● **WHAT IS BEING ASKED**
Reproduce all the lines below exactly and omit the images.

········

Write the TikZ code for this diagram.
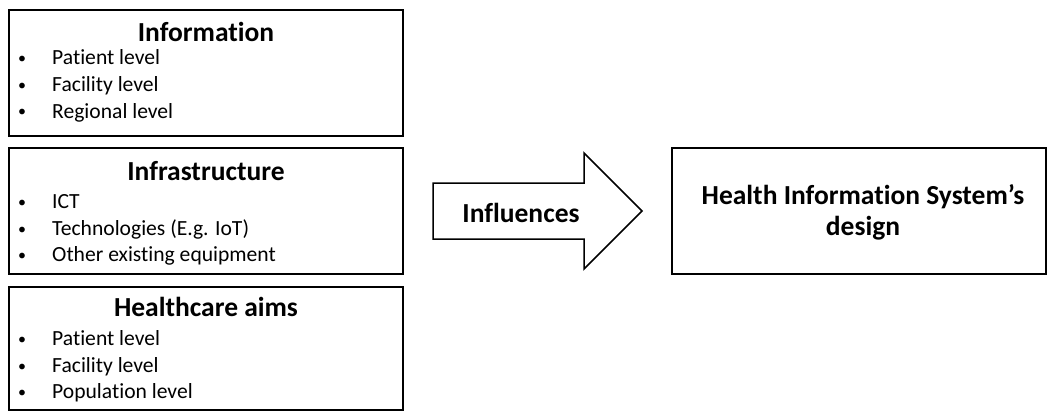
\documentclass[tikz,border=0pt]{standalone}
\usepackage{fontspec}
\setmainfont{Carlito}[Ligatures=CommonOff]
\begin{document}
\begin{tikzpicture}[x=1pt,y=-1pt,
  panel/.style={draw=black,line width=1.6pt,fill=white},
  heading/.style={anchor=base,font=\bfseries\fontsize{27.5}{31}\selectfont,inner sep=0pt},
  itemtext/.style={anchor=base west,font=\fontsize{21.6}{26}\selectfont,inner sep=0pt},
  dot/.style={anchor=base,font=\fontsize{16}{20}\selectfont,inner sep=0pt}]
  \useasboundingbox (0,0) rectangle (1058,412);

  % left column: three factor panels
  \draw[panel] (9,10) rectangle (403,136);
  \draw[panel] (9,148) rectangle (403,274);
  \draw[panel] (9,287) rectangle (403,410);

  \node[heading] (t1) at (206,42) {Information};
  \node[dot] (d11) at (22,64) {•};  \node[itemtext] (i11) at (52,65) {Patient level};
  \node[dot] (d12) at (22,91) {•};  \node[itemtext] (i12) at (52,92) {Facility level};
  \node[dot] (d13) at (22,117) {•}; \node[itemtext] (i13) at (52,118) {Regional level};

  \node[heading] (t2) at (206,180) {Infrastructure};
  \node[dot] (d21) at (22,207) {•}; \node[itemtext] (i21) at (52,208) {ICT};
  \node[dot] (d22) at (22,234) {•}; \node[itemtext] (i22) at (52,235) {Technologies (E.g. IoT)};
  \node[dot] (d23) at (22,260) {•}; \node[itemtext] (i23) at (52,261) {Other existing equipment};

  \node[heading] (t3) at (206,316) {Healthcare aims};
  \node[dot] (d31) at (22,344) {•}; \node[itemtext] (i31) at (52,345) {Patient level};
  \node[dot] (d32) at (22,371) {•}; \node[itemtext] (i32) at (52,372) {Facility level};
  \node[dot] (d33) at (22,397) {•}; \node[itemtext] (i33) at (52,398) {Population level};

  % block arrow
  \draw[panel,line width=1.5pt,line join=miter]
    (433,183) -- (584,183) -- (584,153) -- (642,211) -- (584,269) -- (584,239) -- (433,239) -- cycle;
  \node[heading] (infl) at (521,222) {Influences};

  % outcome panel
  \draw[panel] (672,148) rectangle (1046,274);
  \node[heading] (o1) at (863,204) {Health Information System’s};
  \node[heading] (o2) at (863,235) {design};
\end{tikzpicture}
\end{document}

········

● **PROBLEM SOLUTION**
Write the TikZ code for this diagram.
\documentclass[tikz,border=0pt]{standalone}
\usepackage{fontspec}
\setmainfont{Carlito}[Ligatures=CommonOff]
\begin{document}
\begin{tikzpicture}[x=1pt,y=-1pt,
  panel/.style={draw=black,line width=1.6pt,fill=white},
  heading/.style={anchor=base,font=\bfseries\fontsize{27.5}{31}\selectfont,inner sep=0pt},
  itemtext/.style={anchor=base west,font=\fontsize{21.6}{26}\selectfont,inner sep=0pt},
  dot/.style={anchor=base,font=\fontsize{16}{20}\selectfont,inner sep=0pt}]
  \useasboundingbox (0,0) rectangle (1058,412);

  % left column: three factor panels
  \draw[panel] (9,10) rectangle (403,136);
  \draw[panel] (9,148) rectangle (403,274);
  \draw[panel] (9,287) rectangle (403,410);

  \node[heading] (t1) at (206,42) {Information};
  \node[dot] (d11) at (22,64) {•};  \node[itemtext] (i11) at (52,65) {Patient level};
  \node[dot] (d12) at (22,91) {•};  \node[itemtext] (i12) at (52,92) {Facility level};
  \node[dot] (d13) at (22,117) {•}; \node[itemtext] (i13) at (52,118) {Regional level};

  \node[heading] (t2) at (206,180) {Infrastructure};
  \node[dot] (d21) at (22,207) {•}; \node[itemtext] (i21) at (52,208) {ICT};
  \node[dot] (d22) at (22,234) {•}; \node[itemtext] (i22) at (52,235) {Technologies (E.g. IoT)};
  \node[dot] (d23) at (22,260) {•}; \node[itemtext] (i23) at (52,261) {Other existing equipment};

  \node[heading] (t3) at (206,316) {Healthcare aims};
  \node[dot] (d31) at (22,344) {•}; \node[itemtext] (i31) at (52,345) {Patient level};
  \node[dot] (d32) at (22,371) {•}; \node[itemtext] (i32) at (52,372) {Facility level};
  \node[dot] (d33) at (22,397) {•}; \node[itemtext] (i33) at (52,398) {Population level};

  % block arrow
  \draw[panel,line width=1.5pt,line join=miter]
    (433,183) -- (584,183) -- (584,153) -- (642,211) -- (584,269) -- (584,239) -- (433,239) -- cycle;
  \node[heading] (infl) at (521,222) {Influences};

  % outcome panel
  \draw[panel] (672,148) rectangle (1046,274);
  \node[heading] (o1) at (863,204) {Health Information System’s};
  \node[heading] (o2) at (863,235) {design};
\end{tikzpicture}
\end{document}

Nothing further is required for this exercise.